Reagan and Bush Jr. make for interesting contrasts. Legislation to ban abortion during Reagan’s first term never got off the ground, in large part because Reagan gave it only the most tepid, halfhearted support imaginable. He was unwilling to go to bat for it. During his second term, Republicans in Congress did not even attempt to advance any major pro-life initiatives. George W. Bush, to his credit, got the partial-birth abortion ban into law, and twice vetoed attempts to fund embryonic stem cell research, but unlike his father he freely signed into law funding bills with rape and incest exceptions.
Would Mitt Romney be anything like George Bush as president? There’s no way to know for sure. On the one hand, we can pretty much rule out the possibility of him re-opening the war over rape and incest funding exceptions.
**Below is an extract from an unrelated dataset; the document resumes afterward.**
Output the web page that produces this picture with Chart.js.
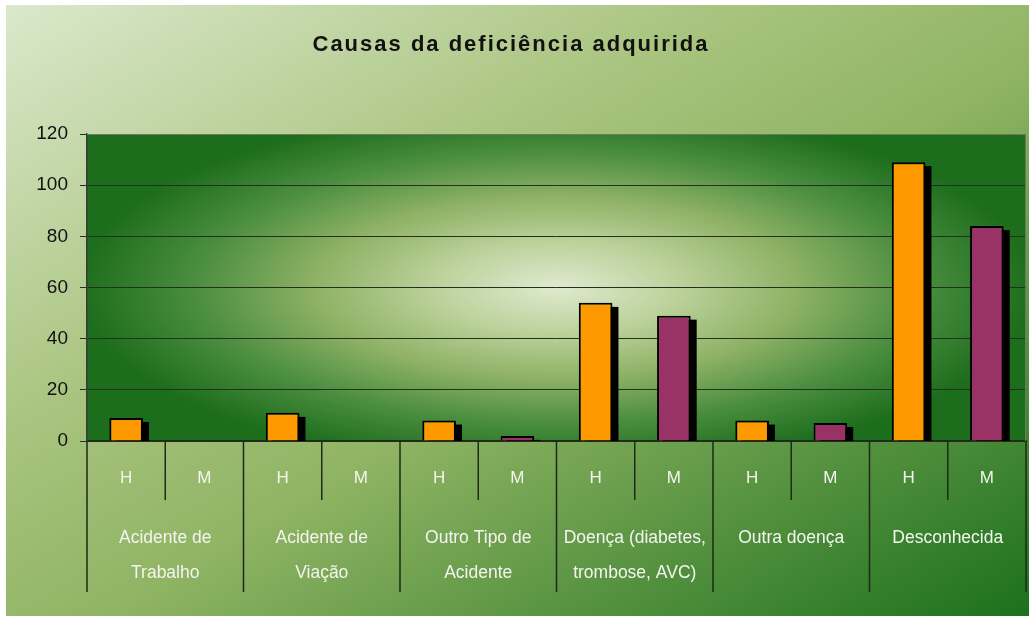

On the other hand, the likelihood of him appointing another David Souter to the Supreme Court seems minimal – Supreme Court vacancies have become a much bigger deal than they were in 1990. My point is that there likely would not be much difference between a Romney presidency and a Santorum presidency. Certainly Romney is not ideal, but if the Bush presidency is any indication, even the most reluctant of pro-life converts can still do a lot.